In August 2025, the River Thames became the proving ground for a world-first environmental intervention: the large-scale mechanical removal of sewage-derived wet wipes embedded in the foreshore. This project was motivated by the urgent need to address long-accumulated, high density plastic pollution harming habitats, sediments systems and water quality. The Wet Wipe Island clean-up, led by the Port, removed 114 tonnes of contaminated material, including an estimated five million wipes, setting a new global benchmark for urban waterway restoration.
Although the pollution originated outside port operations, the Port showed clear vision and leadership by stepping in beyond its remit, committing funding, technical expertise and working with partners to deliver a solution at scale. The objective was to remove a major legacy pollution source while developing an innovative and replicable methodology for global application.
A 250-metre stretch of foreshore had accumulated wet wipe deposits over many years, equivalent to 15 double-decker buses. Using an innovative, research-led “rake and shake” methodology, carefully designed and timed around tidal conditions, the project successfully removed the contamination at scale. The outcome was immediate and measurable: elimination of a major microplastic source, restoration of natural sediment dynamics, and enabling ecological recovery.

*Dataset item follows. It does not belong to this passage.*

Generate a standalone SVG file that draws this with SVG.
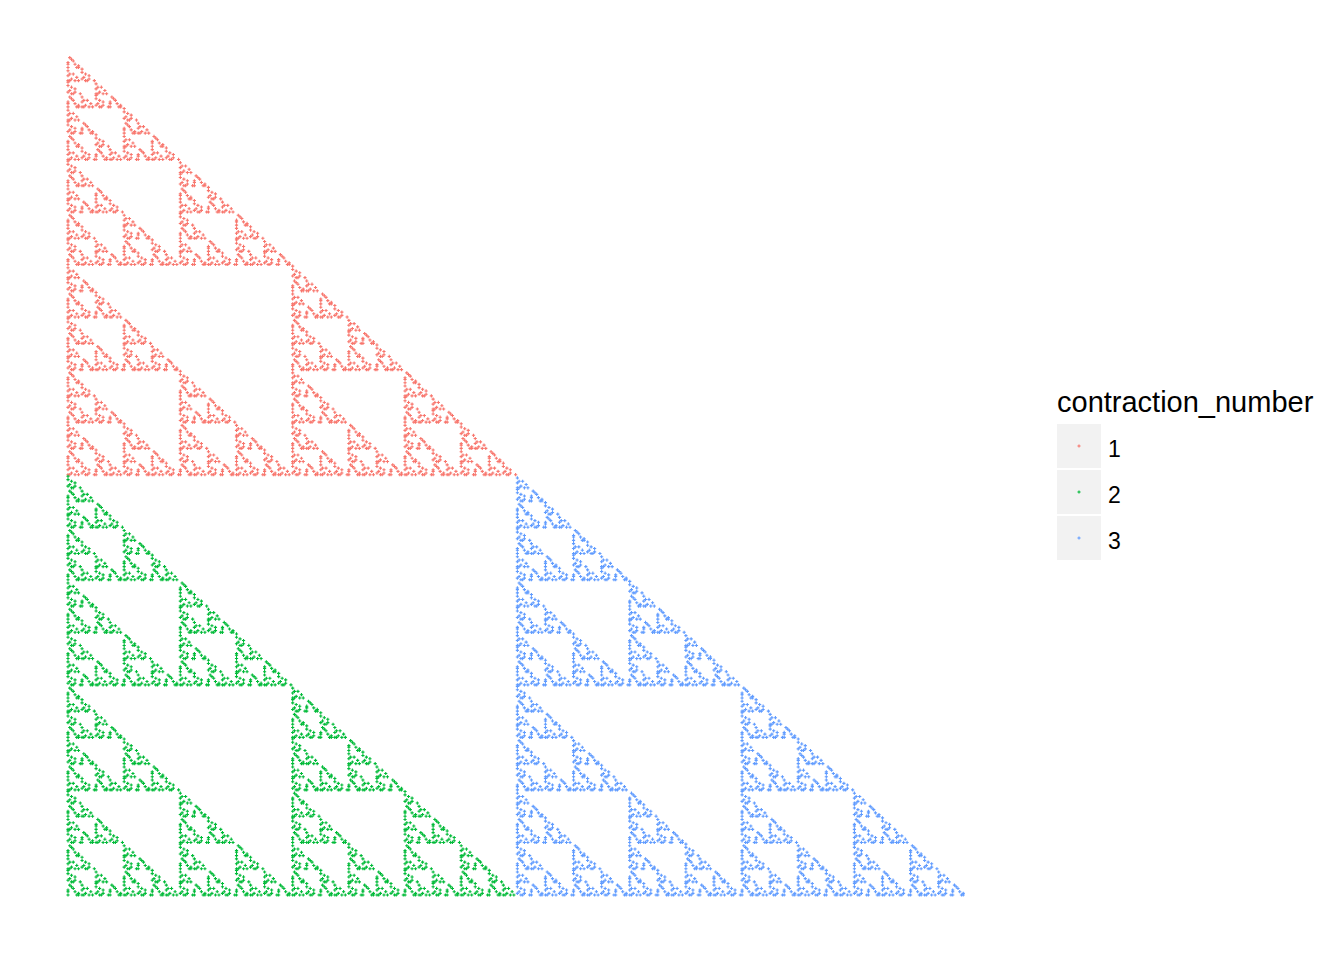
<svg xmlns="http://www.w3.org/2000/svg" width="1344" height="960" viewBox="0 0 1344 960">
<style>
.r{stroke:#F8766D;stroke-width:1.1;fill:none}
.g{stroke:#00BA38;stroke-width:1.1;fill:none}
.b{stroke:#619CFF;stroke-width:1.1;fill:none}
.key{fill:#F2F2F2}
.t{font-family:"Liberation Sans",Arial,sans-serif;fill:#000}
</style>
<defs>
<path id="p" d="M-1.6 0H1.6M0-1.6V1.6"/>
<g id="A3"><use href="#p"/><use href="#p" x="1.755"/><use href="#p" x="7.022"/><use href="#p" x="10.532"/><use href="#p" x="3.511" y="-1.642"/><use href="#p" x="8.777" y="-3.284"/><use href="#p" y="-4.926"/><use href="#p" x="1.755" y="-6.568"/><use href="#p" x="5.266" y="-6.568"/><use href="#p" y="-9.851"/></g>
<g id="B3"><use href="#p" x="3.511"/><use href="#p" x="5.266"/><use href="#p" x="12.288"/><use href="#p" y="-1.642"/><use href="#p" x="7.022" y="-1.642"/><use href="#p" x="1.755" y="-3.284"/><use href="#p" x="7.022" y="-4.926"/><use href="#p" x="3.511" y="-6.568"/><use href="#p" y="-8.209"/><use href="#p" y="-11.493"/></g>
<g id="C3"><use href="#p"/><use href="#p" x="8.777"/><use href="#p" x="10.532"/><use href="#p" x="10.532" y="-1.642"/><use href="#p" y="-3.284"/><use href="#p" x="7.022" y="-3.284"/><use href="#p" y="-4.926"/><use href="#p" x="5.266" y="-6.568"/><use href="#p" x="3.511" y="-8.209"/><use href="#p" x="1.755" y="-9.851"/></g>
<g id="A4"><use href="#A3"/><use href="#B3" x="14.043"/><use href="#C3" y="-13.135"/></g>
<g id="B4"><use href="#C3"/><use href="#A3" x="14.043"/><use href="#B3" y="-13.135"/></g>
<g id="C4"><use href="#B3"/><use href="#C3" x="14.043"/><use href="#A3" y="-13.135"/></g>
<g id="A5"><use href="#A4"/><use href="#B4" x="28.086"/><use href="#C4" y="-26.270"/></g>
<g id="B5"><use href="#C4"/><use href="#A4" x="28.086"/><use href="#B4" y="-26.270"/></g>
<g id="C5"><use href="#B4"/><use href="#C4" x="28.086"/><use href="#A4" y="-26.270"/></g>
<g id="A6"><use href="#A5"/><use href="#B5" x="56.172"/><use href="#C5" y="-52.540"/></g>
<g id="B6"><use href="#C5"/><use href="#A5" x="56.172"/><use href="#B5" y="-52.540"/></g>
<g id="C6"><use href="#B5"/><use href="#C5" x="56.172"/><use href="#A5" y="-52.540"/></g>
<g id="A7"><use href="#A6"/><use href="#B6" x="112.345"/><use href="#C6" y="-105.080"/></g>
<g id="B7"><use href="#C6"/><use href="#A6" x="112.345"/><use href="#B6" y="-105.080"/></g>
<g id="C7"><use href="#B6"/><use href="#C6" x="112.345"/><use href="#A6" y="-105.080"/></g>
<g id="A8"><use href="#A7"/><use href="#B7" x="224.689"/><use href="#C7" y="-210.160"/></g>
<g id="B8"><use href="#C7"/><use href="#A7" x="224.689"/><use href="#B7" y="-210.160"/></g>
<g id="C8"><use href="#B7"/><use href="#C7" x="224.689"/><use href="#A7" y="-210.160"/></g>
</defs>
<rect width="1344" height="960" fill="#fff"/>
<g id="points">
<g id="contraction-1" class="r"><use href="#A8" x="68" y="474.68"/></g>
<g id="contraction-2" class="g"><use href="#B8" x="68" y="895"/></g>
<g id="contraction-3" class="b"><use href="#C8" x="517.38" y="895"/></g>
</g>
<g id="legend">
<text class="t" x="1057" y="412" font-size="29">contraction_number</text>
<g id="key-1"><rect class="key" x="1057" y="424" width="44" height="44"/><use href="#p" class="r" x="1079" y="446"/><text class="t" x="1108" y="457" font-size="23">1</text></g>
<g id="key-2"><rect class="key" x="1057" y="470" width="44" height="44"/><use href="#p" class="g" x="1079" y="492"/><text class="t" x="1108" y="503" font-size="23">2</text></g>
<g id="key-3"><rect class="key" x="1057" y="516" width="44" height="44"/><use href="#p" class="b" x="1079" y="538"/><text class="t" x="1108" y="549" font-size="23">3</text></g>
</g>
</svg>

Collaboration was central to success. Thames21’s seven years of citizen science delivery, while academic partners and community stakeholders contributed research, monitoring and public engagement, demonstrating strong multi-stakeholder cooperation. Aligned with SDGs 6, 11, 14 and 17, the project improved water quality, reduced plastic pollution, restored urban habitats and fostered partnerships.
Crucially, this is not a one-off success. The approach is scalable, transferable, and evidence based. Many ports worldwide face comparable legacy pollution challenges. This project provides a practical blueprint, combining scientific data, community insight, and low-impact engineering, that can be adapted globally to deliver measurable environmental improvements and accelerate system change.